Part of a data file
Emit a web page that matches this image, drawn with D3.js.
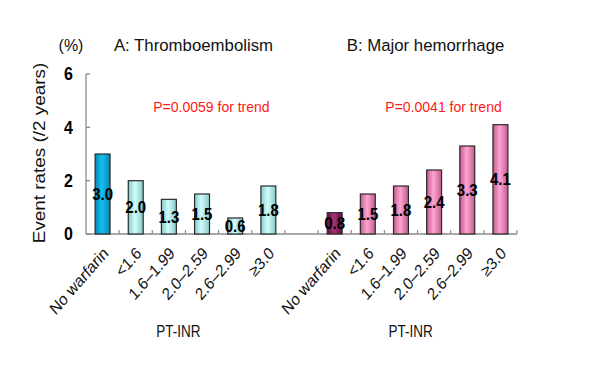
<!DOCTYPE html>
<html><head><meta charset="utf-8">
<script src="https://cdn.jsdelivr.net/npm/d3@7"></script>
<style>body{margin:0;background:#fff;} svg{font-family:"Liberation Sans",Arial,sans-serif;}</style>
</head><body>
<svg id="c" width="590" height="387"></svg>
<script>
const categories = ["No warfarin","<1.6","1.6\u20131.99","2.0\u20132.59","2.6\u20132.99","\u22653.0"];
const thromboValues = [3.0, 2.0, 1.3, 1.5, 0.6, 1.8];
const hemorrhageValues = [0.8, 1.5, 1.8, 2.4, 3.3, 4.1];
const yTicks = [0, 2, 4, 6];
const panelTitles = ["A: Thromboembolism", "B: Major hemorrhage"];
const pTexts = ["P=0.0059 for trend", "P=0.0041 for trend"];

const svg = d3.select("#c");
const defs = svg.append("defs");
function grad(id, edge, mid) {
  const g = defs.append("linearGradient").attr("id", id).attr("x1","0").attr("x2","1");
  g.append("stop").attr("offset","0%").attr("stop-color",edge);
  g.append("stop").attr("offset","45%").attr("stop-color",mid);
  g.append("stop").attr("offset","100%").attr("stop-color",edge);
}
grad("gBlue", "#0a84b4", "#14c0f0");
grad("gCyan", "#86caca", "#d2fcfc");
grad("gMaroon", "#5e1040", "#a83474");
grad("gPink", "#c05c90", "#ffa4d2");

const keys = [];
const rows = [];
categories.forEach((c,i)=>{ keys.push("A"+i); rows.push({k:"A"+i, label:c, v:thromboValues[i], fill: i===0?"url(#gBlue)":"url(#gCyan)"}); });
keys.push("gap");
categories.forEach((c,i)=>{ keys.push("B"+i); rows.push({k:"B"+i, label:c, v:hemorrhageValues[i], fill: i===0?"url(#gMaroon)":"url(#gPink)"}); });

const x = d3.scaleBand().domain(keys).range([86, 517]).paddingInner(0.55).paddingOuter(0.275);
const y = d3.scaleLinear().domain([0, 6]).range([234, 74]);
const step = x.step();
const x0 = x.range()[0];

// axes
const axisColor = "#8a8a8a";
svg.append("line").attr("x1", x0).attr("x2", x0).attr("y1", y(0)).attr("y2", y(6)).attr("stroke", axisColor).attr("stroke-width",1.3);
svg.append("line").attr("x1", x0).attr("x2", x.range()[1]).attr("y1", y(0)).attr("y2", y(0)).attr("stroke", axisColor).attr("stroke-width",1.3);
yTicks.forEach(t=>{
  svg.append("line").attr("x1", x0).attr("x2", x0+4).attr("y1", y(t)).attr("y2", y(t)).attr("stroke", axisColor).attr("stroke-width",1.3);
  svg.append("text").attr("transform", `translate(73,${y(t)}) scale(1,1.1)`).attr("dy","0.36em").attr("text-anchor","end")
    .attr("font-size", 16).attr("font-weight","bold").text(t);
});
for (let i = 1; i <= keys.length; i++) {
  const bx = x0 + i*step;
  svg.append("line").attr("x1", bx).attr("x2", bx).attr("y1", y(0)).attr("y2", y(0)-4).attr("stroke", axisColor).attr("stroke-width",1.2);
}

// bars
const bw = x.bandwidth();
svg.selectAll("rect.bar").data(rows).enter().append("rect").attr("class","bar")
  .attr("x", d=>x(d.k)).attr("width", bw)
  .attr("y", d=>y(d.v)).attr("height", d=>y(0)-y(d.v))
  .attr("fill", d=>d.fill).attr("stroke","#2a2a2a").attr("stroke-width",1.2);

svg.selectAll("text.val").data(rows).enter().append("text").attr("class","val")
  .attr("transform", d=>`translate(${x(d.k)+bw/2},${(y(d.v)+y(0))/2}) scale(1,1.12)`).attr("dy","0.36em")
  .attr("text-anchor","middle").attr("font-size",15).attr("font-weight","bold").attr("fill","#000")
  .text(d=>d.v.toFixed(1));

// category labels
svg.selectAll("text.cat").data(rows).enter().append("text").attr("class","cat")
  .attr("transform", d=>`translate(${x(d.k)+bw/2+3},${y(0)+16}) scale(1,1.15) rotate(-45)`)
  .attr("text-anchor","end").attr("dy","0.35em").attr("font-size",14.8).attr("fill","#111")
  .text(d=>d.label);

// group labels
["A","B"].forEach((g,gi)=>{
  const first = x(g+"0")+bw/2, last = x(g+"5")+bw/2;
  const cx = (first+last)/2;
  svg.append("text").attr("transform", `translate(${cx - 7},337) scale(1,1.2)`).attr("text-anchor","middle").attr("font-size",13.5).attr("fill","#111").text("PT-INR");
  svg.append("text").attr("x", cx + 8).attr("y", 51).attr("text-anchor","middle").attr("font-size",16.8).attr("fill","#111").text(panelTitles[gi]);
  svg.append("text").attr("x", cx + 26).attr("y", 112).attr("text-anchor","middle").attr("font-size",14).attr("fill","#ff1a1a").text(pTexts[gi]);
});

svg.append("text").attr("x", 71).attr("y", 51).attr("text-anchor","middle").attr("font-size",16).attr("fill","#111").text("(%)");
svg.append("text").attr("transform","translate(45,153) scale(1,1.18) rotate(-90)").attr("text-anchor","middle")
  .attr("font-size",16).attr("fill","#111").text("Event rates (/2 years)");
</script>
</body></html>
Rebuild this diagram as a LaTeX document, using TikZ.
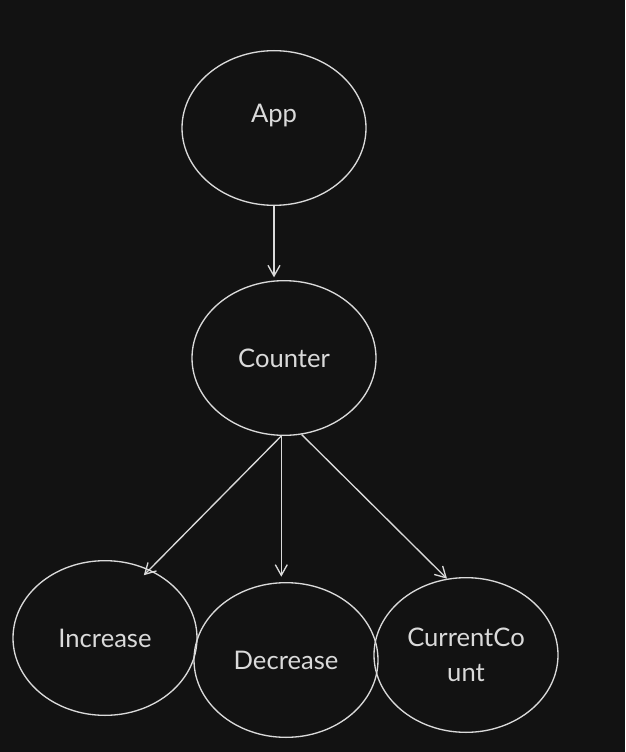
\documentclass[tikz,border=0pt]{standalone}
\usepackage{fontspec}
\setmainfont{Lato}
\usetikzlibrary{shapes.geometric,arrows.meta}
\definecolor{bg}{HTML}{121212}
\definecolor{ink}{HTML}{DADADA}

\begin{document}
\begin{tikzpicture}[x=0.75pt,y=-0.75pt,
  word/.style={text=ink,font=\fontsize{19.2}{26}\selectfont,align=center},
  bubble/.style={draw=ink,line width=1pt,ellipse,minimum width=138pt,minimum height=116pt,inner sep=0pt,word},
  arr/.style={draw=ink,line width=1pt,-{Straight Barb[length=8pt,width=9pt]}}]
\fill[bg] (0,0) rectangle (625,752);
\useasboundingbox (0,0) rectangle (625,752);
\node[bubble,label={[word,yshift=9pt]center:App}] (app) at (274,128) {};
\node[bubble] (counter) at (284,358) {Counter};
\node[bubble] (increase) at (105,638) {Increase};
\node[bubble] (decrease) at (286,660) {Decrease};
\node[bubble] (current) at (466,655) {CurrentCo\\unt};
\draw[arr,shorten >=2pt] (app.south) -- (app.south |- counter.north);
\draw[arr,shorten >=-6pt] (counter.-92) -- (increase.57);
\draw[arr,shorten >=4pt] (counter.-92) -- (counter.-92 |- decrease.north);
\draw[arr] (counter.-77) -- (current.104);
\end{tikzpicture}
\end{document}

* What needs to be done *
The copy should hold exactly the lines from the line containing "Rebuild this diagram" through the end of the data, both ends included, and no pictures.

* Solution to the exercise *
Rebuild this diagram as a LaTeX document, using TikZ.
\documentclass[tikz,border=0pt]{standalone}
\usepackage{fontspec}
\setmainfont{Lato}
\usetikzlibrary{shapes.geometric,arrows.meta}
\definecolor{bg}{HTML}{121212}
\definecolor{ink}{HTML}{DADADA}

\begin{document}
\begin{tikzpicture}[x=0.75pt,y=-0.75pt,
  word/.style={text=ink,font=\fontsize{19.2}{26}\selectfont,align=center},
  bubble/.style={draw=ink,line width=1pt,ellipse,minimum width=138pt,minimum height=116pt,inner sep=0pt,word},
  arr/.style={draw=ink,line width=1pt,-{Straight Barb[length=8pt,width=9pt]}}]
\fill[bg] (0,0) rectangle (625,752);
\useasboundingbox (0,0) rectangle (625,752);
\node[bubble,label={[word,yshift=9pt]center:App}] (app) at (274,128) {};
\node[bubble] (counter) at (284,358) {Counter};
\node[bubble] (increase) at (105,638) {Increase};
\node[bubble] (decrease) at (286,660) {Decrease};
\node[bubble] (current) at (466,655) {CurrentCo\\unt};
\draw[arr,shorten >=2pt] (app.south) -- (app.south |- counter.north);
\draw[arr,shorten >=-6pt] (counter.-92) -- (increase.57);
\draw[arr,shorten >=4pt] (counter.-92) -- (counter.-92 |- decrease.north);
\draw[arr] (counter.-77) -- (current.104);
\end{tikzpicture}
\end{document}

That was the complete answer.